Assunção Cristas e as baixas expectativas

Será que Nuno Melo, Mota Soares e João Almeida perderam a sua oportunidade?

Não vai ser fácil suceder a Paulo Portas, um líder que formalmente esteve 16 anos à frente do CDS/PP, mas cuja influência nas decisões e nos momentos cruciais moldaram o destino e o perfil do partido desde 1992. Com um estilo muito peculiar na acção e na mensagem, um método de decisão iminentemente solitário e uma orientação doutrinária errática durante grande parte do seu consulado – populista e anti-europeia na primeira fase, europeísta e de regresso à matriz democrata-cristã na segunda –,  Portas foi levando o partido do inferno ao céu com a mesma convicção dos crentes perante os mistérios da fé.

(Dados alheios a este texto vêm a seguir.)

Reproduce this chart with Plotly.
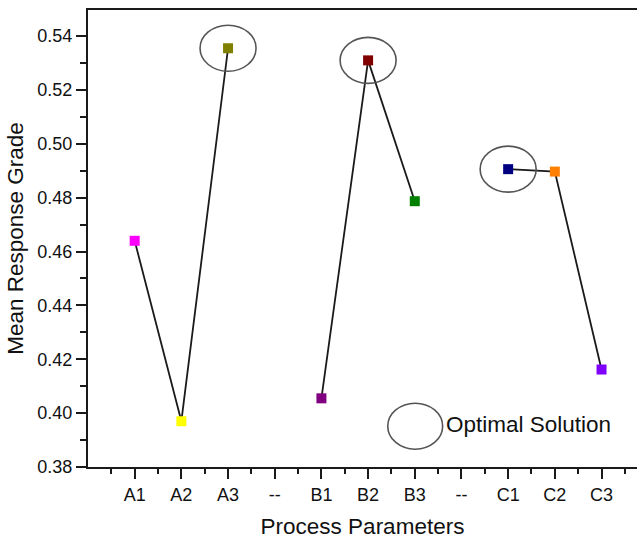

Poucos ousaram questioná-lo não por obstrução do próprio, mas basicamente porque o CDS/PP viveu enlevado com um líder que exercia sobre a militância o mesmo poder de atracção e a mesma irracionalidade com que as mariposas são ofuscadas pela luz. Talvez seja por isso que Ribeiro e Castro, um ex-líder muito crítico do consulado Portas, continue muito cáustico sobre este período. “Esta direcção é toda conivente com os desmandos no partido”.

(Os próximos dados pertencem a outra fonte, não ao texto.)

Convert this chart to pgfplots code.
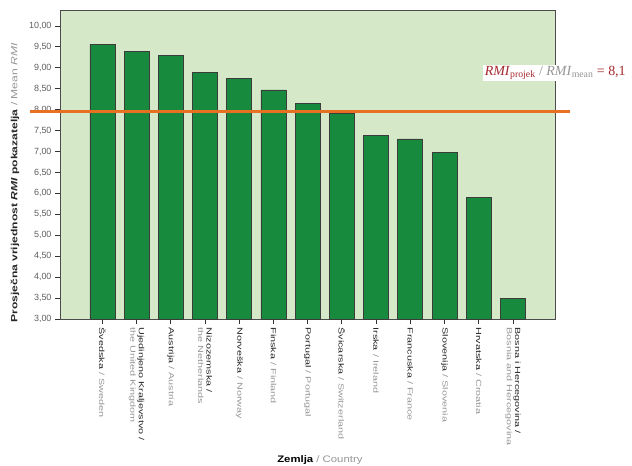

Se desmandos houve, a verdade é que a saída de Portas não suscitou qualquer espécie de movimento de libertação para soltar as grilhetas de quem se sente de algum modo aprisionado pela longevidade de um líder carismático. Pelo contrário, o CDS chega a este congresso surpreendentemente calmo, com uma única candidatura à liderança e cuja preparação não desencadeou nem guerra nem barafunda. É estranho, mas pode explicar-se. Desde logo, porque dois dos principais protagonistas de futuro (Pedro Mota Soares e João Almeida) estão consumidos por quatro de anos de poder sob os auspícios da troika e porque Nuno Melo, que muitos tomam por líder natural de Paulo Portas, não quer chegar desgastado ao momento mais propício para tomar o poder, ou seja, num horizonte de eleições à vista.

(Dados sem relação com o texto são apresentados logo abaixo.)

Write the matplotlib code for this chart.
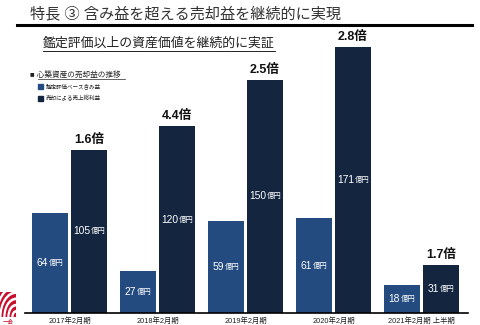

Ao contrário do que sucedeu no PSD, os centristas perceberam logo que o Governo absolutamente minoritário de António Costa apoiado por dois parceiros muito difíceis e suspenso por acordos de geometria variável e consistência fluida, é capaz de durar bem mais do que o esperado. Razões de conjuntura e o insustentável regresso de uma desunião por motivos fúteis, trará aos partidos de esquerda perdas irreparáveis. Depois, há o precedente de uma união que afinal até funciona. As vicissitudes de um partido pequeno ajudam a não fazer dos desejos realidades e a refrear ambições. Foi isso o que aconteceu com aqueles três importantes dirigentes do CDS, que encaram Assunção Cristas como uma líder de transição, cuja candidatura só avança à custa do apoio táctico das tropas de Nuno Melo e do compasso de espera que se impuseram Mota Soares e João Almeida. Talvez se enganem. Cristas não só tem demonstrado a vontade e a determinação de quem veio para ficar, como se propõe mexer de alto a baixo no partido, sem medo de abalar os interesses instalados. Ou seja, quer construir a sua própria equipa, nos seus termos. Com um programa que deita borda fora o tempo dos “nichos” de votantes e a proposta de um método de decisão mais colegial. As baixas expectativas costumam ajudar.